* _Instructions to follow_: Omit every picture, and retype the lines that run from the beginning of the data below through the line containing "import plotly.graph_objects as go", inclusive.

* _Dataset extract_:

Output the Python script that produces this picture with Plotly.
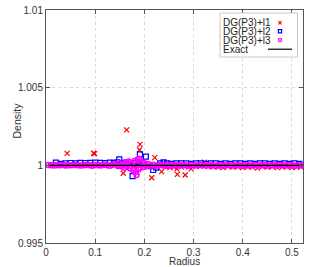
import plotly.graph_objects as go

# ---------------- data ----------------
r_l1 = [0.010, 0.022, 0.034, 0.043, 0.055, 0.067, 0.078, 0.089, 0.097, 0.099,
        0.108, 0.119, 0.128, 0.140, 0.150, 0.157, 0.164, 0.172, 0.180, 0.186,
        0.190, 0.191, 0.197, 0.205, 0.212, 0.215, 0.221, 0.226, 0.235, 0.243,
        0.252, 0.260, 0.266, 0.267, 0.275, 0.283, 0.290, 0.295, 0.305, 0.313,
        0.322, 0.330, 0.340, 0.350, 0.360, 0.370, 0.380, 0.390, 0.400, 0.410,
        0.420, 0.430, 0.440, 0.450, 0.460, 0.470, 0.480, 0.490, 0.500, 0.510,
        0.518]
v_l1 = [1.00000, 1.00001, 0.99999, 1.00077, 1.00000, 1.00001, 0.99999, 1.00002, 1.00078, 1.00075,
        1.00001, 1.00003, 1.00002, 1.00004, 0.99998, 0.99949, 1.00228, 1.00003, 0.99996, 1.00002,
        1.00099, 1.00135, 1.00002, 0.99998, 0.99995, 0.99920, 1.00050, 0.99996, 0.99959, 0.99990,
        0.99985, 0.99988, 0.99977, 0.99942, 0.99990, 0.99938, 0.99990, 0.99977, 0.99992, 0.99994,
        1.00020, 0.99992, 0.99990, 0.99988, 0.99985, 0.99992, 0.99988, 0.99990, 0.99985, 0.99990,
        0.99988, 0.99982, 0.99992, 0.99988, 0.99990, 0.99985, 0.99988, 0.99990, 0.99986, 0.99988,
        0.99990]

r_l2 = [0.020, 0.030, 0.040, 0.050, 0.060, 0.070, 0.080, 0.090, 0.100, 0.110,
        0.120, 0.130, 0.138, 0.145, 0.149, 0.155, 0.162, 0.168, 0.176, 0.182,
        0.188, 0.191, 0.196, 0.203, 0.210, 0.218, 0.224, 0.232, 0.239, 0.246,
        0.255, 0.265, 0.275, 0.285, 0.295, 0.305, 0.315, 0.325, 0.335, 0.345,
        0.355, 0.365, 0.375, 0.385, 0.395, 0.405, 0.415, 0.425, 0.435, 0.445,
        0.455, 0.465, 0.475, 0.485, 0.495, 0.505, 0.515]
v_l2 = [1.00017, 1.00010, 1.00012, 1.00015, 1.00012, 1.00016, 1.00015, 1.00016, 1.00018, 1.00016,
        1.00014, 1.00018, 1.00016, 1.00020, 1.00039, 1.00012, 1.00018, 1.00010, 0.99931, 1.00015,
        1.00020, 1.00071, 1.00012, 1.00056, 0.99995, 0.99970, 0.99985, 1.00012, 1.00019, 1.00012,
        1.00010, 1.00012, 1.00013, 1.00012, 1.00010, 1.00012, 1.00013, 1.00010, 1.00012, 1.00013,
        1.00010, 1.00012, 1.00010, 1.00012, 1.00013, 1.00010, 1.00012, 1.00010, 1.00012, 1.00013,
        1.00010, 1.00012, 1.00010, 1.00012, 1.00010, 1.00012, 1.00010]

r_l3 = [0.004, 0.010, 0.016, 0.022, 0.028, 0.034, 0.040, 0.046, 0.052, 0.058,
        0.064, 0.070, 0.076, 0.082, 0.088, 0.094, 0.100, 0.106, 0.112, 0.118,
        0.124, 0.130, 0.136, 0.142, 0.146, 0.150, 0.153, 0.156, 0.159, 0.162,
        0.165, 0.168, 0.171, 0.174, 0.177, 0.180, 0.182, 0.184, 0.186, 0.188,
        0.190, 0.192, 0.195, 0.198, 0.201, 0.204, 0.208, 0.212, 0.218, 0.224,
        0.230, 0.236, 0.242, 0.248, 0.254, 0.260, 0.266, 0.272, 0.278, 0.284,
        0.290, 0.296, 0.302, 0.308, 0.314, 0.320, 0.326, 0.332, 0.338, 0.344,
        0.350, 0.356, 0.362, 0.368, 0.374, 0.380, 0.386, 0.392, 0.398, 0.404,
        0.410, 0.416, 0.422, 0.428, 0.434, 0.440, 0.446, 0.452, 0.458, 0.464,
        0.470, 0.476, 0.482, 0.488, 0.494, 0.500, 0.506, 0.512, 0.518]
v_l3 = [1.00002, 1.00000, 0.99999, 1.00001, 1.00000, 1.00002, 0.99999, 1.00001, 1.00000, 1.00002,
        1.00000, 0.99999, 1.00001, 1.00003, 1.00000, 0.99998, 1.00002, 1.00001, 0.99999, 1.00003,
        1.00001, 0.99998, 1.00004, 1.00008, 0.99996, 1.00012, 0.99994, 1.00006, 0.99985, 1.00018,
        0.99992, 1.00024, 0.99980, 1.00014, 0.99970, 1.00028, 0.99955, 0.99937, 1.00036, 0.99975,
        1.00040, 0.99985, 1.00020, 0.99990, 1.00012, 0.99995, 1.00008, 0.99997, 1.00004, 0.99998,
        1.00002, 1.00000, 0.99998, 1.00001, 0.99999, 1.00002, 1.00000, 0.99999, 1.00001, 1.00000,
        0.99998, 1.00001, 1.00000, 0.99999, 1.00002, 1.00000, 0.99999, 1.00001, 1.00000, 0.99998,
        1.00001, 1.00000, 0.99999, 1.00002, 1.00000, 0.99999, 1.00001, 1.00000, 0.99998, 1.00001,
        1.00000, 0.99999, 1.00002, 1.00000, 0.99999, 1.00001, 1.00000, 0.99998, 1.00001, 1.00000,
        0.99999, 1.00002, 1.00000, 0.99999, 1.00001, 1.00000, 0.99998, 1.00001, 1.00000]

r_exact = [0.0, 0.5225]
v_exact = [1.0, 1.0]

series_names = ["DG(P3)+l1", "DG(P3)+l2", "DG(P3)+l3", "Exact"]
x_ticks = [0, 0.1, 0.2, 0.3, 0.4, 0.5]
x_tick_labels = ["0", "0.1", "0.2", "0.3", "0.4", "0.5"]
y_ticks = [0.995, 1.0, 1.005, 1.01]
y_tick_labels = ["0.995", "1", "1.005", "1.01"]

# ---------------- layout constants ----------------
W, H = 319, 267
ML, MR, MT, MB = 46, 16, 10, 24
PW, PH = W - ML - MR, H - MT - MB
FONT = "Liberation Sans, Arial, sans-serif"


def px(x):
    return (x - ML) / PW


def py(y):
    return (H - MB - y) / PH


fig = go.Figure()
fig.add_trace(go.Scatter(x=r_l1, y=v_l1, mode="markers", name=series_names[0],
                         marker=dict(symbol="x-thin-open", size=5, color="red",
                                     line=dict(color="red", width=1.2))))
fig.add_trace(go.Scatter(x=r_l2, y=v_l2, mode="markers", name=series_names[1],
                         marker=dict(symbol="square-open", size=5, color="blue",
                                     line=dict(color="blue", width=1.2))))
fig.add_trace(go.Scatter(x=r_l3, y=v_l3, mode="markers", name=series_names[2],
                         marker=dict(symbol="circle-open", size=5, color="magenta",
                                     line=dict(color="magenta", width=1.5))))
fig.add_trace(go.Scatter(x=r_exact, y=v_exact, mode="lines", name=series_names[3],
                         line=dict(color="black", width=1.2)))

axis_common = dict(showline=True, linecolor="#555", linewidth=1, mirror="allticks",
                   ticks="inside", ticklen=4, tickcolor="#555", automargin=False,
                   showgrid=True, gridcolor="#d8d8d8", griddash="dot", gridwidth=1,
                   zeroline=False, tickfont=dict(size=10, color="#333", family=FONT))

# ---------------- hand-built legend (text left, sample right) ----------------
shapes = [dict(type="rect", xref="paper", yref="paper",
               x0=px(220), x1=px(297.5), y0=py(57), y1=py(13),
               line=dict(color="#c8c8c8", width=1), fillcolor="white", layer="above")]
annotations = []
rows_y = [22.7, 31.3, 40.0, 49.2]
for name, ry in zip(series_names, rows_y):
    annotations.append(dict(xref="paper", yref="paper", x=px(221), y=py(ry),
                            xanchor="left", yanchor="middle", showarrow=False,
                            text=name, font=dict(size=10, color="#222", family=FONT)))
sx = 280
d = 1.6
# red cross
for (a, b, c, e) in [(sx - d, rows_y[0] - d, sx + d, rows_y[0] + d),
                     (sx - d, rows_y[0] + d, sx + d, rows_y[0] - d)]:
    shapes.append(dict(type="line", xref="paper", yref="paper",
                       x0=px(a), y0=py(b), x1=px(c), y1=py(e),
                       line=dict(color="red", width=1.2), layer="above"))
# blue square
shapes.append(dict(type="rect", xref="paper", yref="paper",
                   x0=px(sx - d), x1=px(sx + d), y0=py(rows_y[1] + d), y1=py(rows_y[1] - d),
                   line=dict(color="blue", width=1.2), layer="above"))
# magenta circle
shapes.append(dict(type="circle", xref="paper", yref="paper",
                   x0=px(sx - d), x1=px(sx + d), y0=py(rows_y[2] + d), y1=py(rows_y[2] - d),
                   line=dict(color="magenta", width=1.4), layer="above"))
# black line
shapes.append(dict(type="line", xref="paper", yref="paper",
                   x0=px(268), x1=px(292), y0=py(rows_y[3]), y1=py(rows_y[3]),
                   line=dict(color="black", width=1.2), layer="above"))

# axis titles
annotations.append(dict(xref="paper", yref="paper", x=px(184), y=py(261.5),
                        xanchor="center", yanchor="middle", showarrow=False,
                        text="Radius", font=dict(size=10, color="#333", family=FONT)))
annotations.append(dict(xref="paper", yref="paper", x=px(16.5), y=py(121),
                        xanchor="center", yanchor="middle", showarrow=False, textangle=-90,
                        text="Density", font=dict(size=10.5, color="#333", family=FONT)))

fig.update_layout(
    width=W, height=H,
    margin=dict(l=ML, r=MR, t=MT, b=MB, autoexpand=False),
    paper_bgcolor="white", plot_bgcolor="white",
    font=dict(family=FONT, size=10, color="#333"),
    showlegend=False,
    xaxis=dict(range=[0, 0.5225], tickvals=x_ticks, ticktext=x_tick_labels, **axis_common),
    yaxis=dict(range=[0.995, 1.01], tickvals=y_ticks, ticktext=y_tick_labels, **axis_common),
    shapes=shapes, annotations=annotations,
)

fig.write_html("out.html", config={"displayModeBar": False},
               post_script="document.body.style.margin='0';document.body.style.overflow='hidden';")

* _The output_:
Output the Python script that produces this picture with Plotly.
import plotly.graph_objects as go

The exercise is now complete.